Activist Tarek Badrakhan said regime troops were trying to advance on Khaldiyeh from three sides, battling with rebels trying to stop them.

"This is the worst shelling we've had since the start of the revolution," he said via Skype. A shell could be heard exploding in the background as he spoke.

Shells were hitting the neighborhood at a rate of five to 10 a minute, said a statement by the Observatory.

There was no immediate word on casualties from Khaldiyeh, whose original 80,000 inhabitants have mostly fled.

Amateur videos showed missiles exploding into balls of flames in the crowded concrete jumble of homes, with thundering crashes that sent up plumes of heavy gray smoke. The videos suggested the attack began at dawn as birds chirped and roosters crowed. In one video, the missiles came in rapid succession, four exploding in less than a minute.

Homs has been one of the hardest-hit regions in Syria since the uprising began.
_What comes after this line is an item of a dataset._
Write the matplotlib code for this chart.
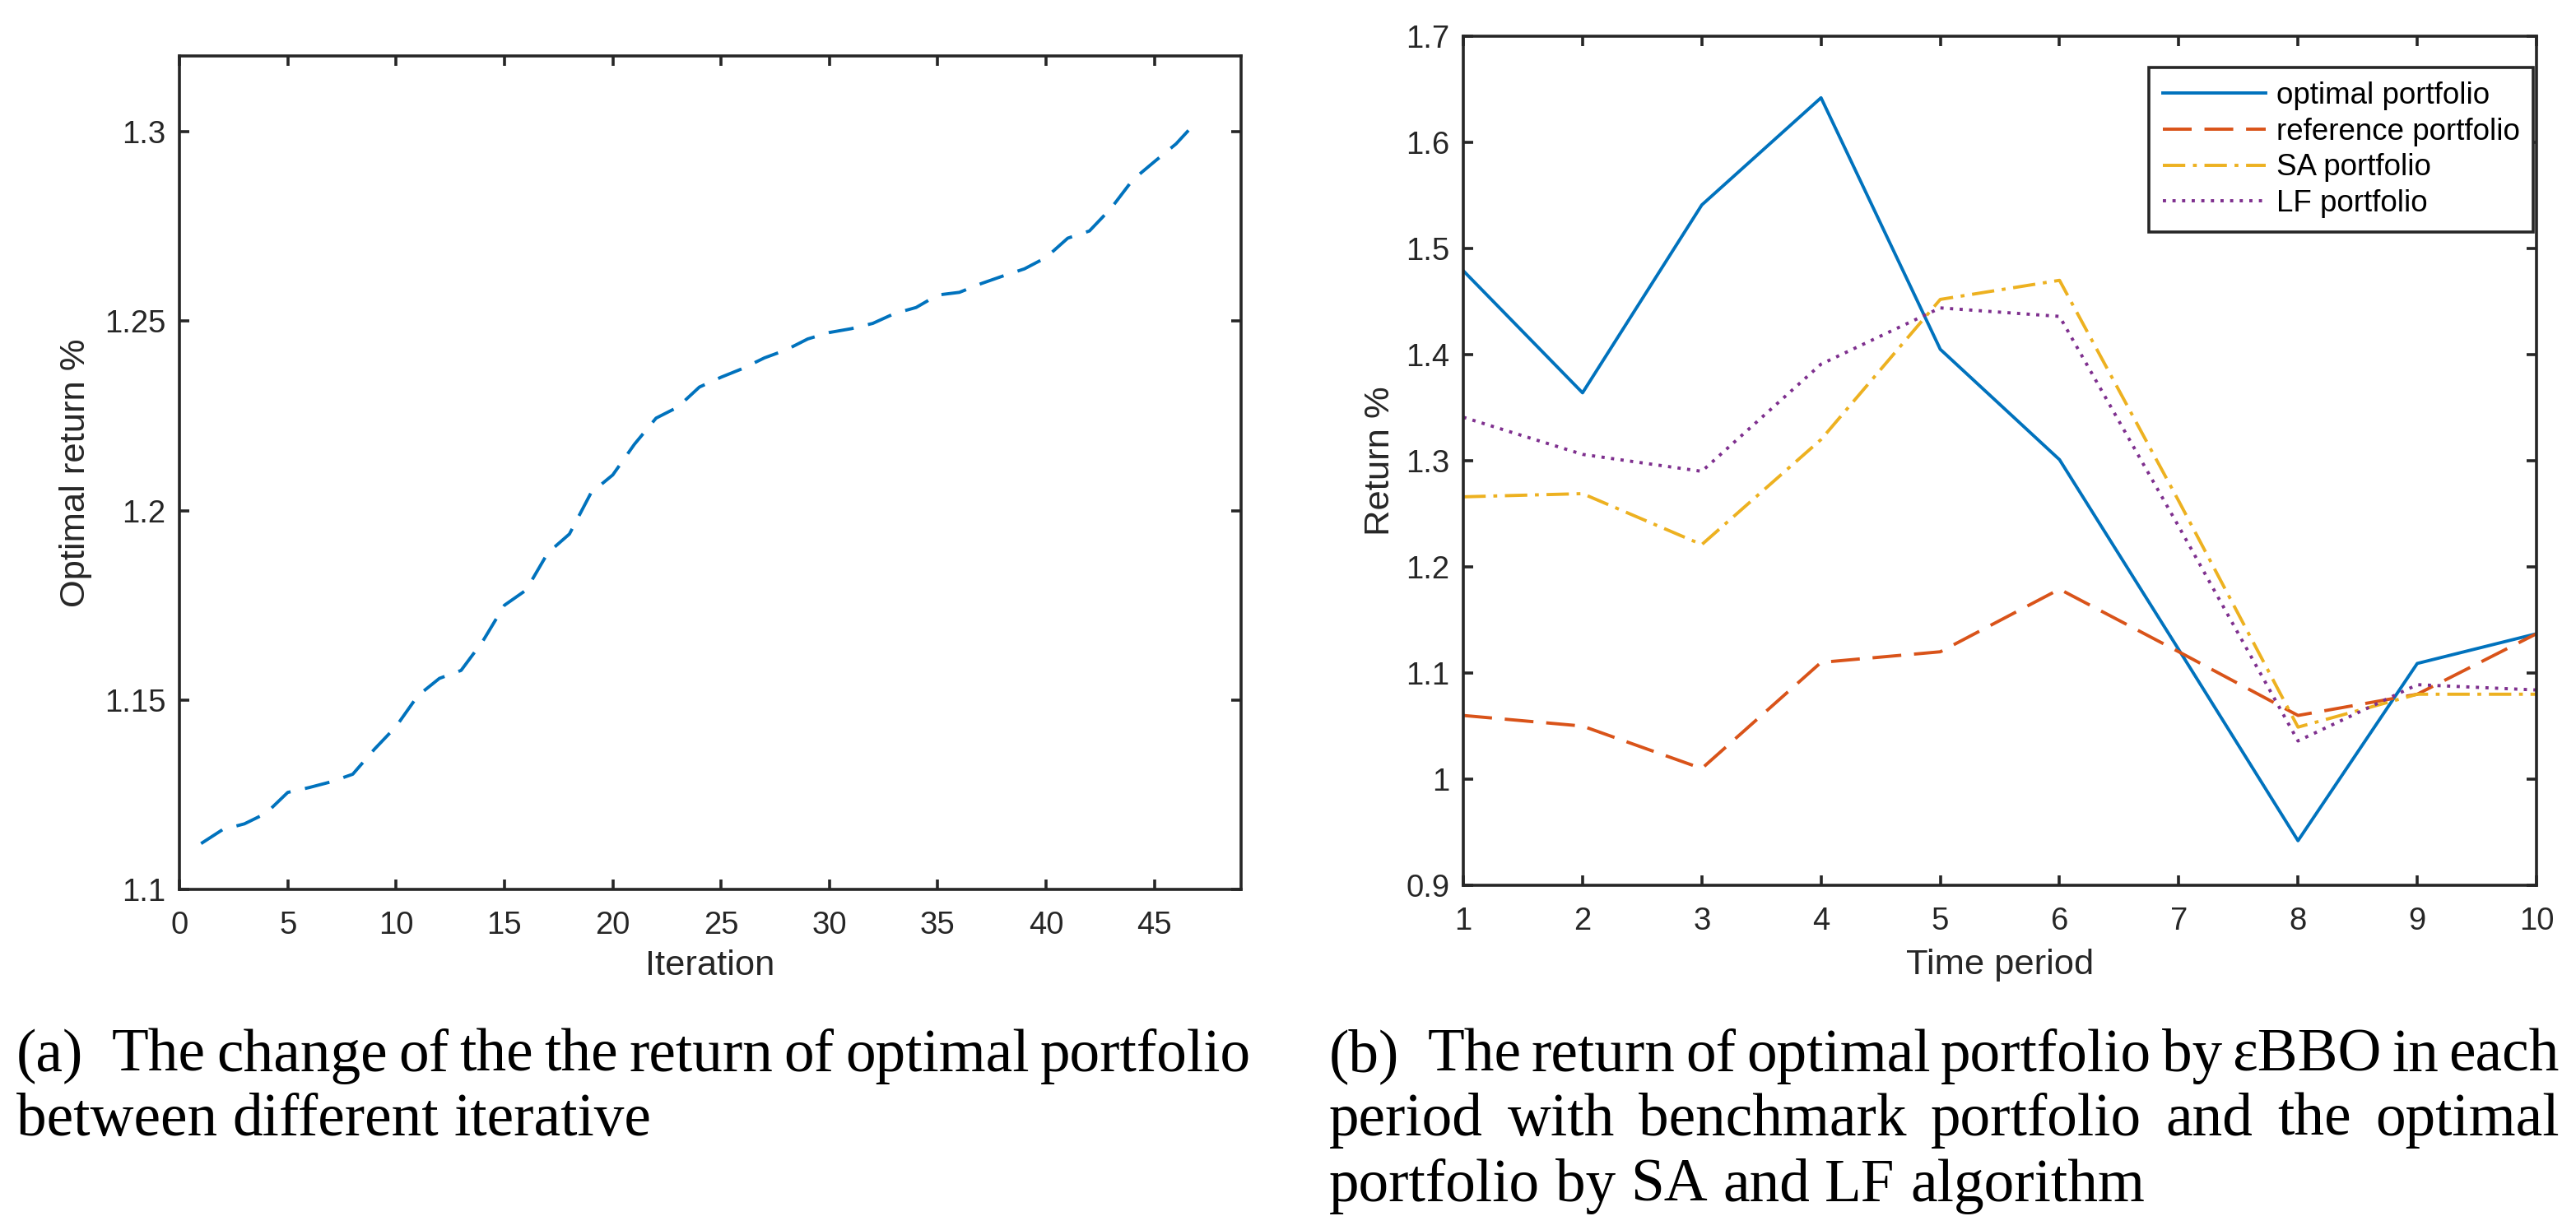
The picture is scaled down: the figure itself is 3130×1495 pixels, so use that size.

The government news agency reported troops on the eastern Lebanese border area clashed with rebels, who they said were trying to smuggle in three pick-up trucks full of weapons. The agency said they destroyed one car, but two sped back into Lebanon

In several locations across Syria on Friday, troops fired tear gas and live ammunition in an attempt to disperse thousands of anti-government protesters, activists said, including the northern provinces of Idlib and Aleppo, the southern region of Daraa and in the suburbs of Damascus. Several people were reported killed, but the numbers were not immediately clear.

In Geneva, International Committee of the Red Cross spokesman Hicham Hassan said Syria's humanitarian situation was worsening. And Kristalina Georgieva, European commissioner for humanitarian aid, said in Brussels that there are 1 million "vulnerable people who need humanitarian assistance."

"Between 200,000 and 400,000 are internally displaced ... and we have 95,000 refugees in Turkey, Lebanon and Jordan primarily," she said.

Also on Friday, the Committee to Protect Journalists said five citizen journalists documenting the unrest in Syria were killed in a two-day period at the end of May.